_Directions for this task:_
Each line containing the word "matplotlib" must be collected.

_Supplied material:_

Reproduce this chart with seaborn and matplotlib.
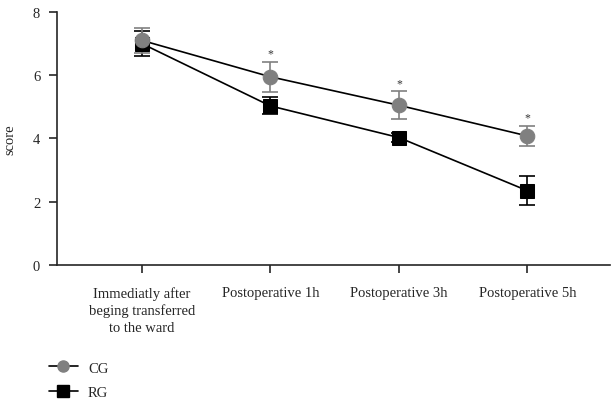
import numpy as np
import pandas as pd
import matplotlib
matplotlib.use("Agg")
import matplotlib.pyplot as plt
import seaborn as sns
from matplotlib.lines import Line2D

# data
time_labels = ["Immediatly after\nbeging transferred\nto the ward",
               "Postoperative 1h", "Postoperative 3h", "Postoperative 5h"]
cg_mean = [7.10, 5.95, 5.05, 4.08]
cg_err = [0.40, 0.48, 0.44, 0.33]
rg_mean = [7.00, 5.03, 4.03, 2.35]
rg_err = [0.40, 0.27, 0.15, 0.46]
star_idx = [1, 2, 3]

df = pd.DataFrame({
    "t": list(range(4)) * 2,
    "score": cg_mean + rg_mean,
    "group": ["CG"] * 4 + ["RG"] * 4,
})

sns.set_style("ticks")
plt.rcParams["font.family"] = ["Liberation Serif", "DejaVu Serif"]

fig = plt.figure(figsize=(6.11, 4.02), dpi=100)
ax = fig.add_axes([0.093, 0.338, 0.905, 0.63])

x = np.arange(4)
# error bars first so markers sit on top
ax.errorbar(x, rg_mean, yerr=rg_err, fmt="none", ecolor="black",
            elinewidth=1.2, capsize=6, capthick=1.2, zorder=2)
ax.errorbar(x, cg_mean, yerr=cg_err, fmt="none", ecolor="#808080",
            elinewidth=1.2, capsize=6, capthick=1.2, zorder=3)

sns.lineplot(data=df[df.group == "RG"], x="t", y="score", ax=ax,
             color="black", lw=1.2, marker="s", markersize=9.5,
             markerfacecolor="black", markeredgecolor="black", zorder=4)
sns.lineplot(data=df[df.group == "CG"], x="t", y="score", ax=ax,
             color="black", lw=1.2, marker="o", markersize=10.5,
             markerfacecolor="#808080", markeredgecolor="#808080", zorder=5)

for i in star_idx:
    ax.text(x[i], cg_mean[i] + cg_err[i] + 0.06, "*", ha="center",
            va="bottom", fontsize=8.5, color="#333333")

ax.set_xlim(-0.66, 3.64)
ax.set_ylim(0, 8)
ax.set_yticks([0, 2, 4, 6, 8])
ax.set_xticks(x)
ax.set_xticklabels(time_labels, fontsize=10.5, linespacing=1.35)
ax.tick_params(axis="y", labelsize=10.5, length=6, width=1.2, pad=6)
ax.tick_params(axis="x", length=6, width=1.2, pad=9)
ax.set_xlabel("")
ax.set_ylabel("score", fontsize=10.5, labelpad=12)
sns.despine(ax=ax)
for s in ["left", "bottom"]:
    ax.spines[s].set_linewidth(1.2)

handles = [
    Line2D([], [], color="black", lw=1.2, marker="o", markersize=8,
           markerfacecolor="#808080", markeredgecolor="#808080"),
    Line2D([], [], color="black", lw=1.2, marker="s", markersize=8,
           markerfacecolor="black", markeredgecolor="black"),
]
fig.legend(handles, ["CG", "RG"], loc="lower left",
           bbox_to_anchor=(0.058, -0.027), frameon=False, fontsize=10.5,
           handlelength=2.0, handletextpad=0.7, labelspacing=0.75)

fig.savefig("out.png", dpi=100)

_Exercise solution:_
Reproduce this chart with seaborn and matplotlib.
import matplotlib
matplotlib.use("Agg")
import matplotlib.pyplot as plt
from matplotlib.lines import Line2D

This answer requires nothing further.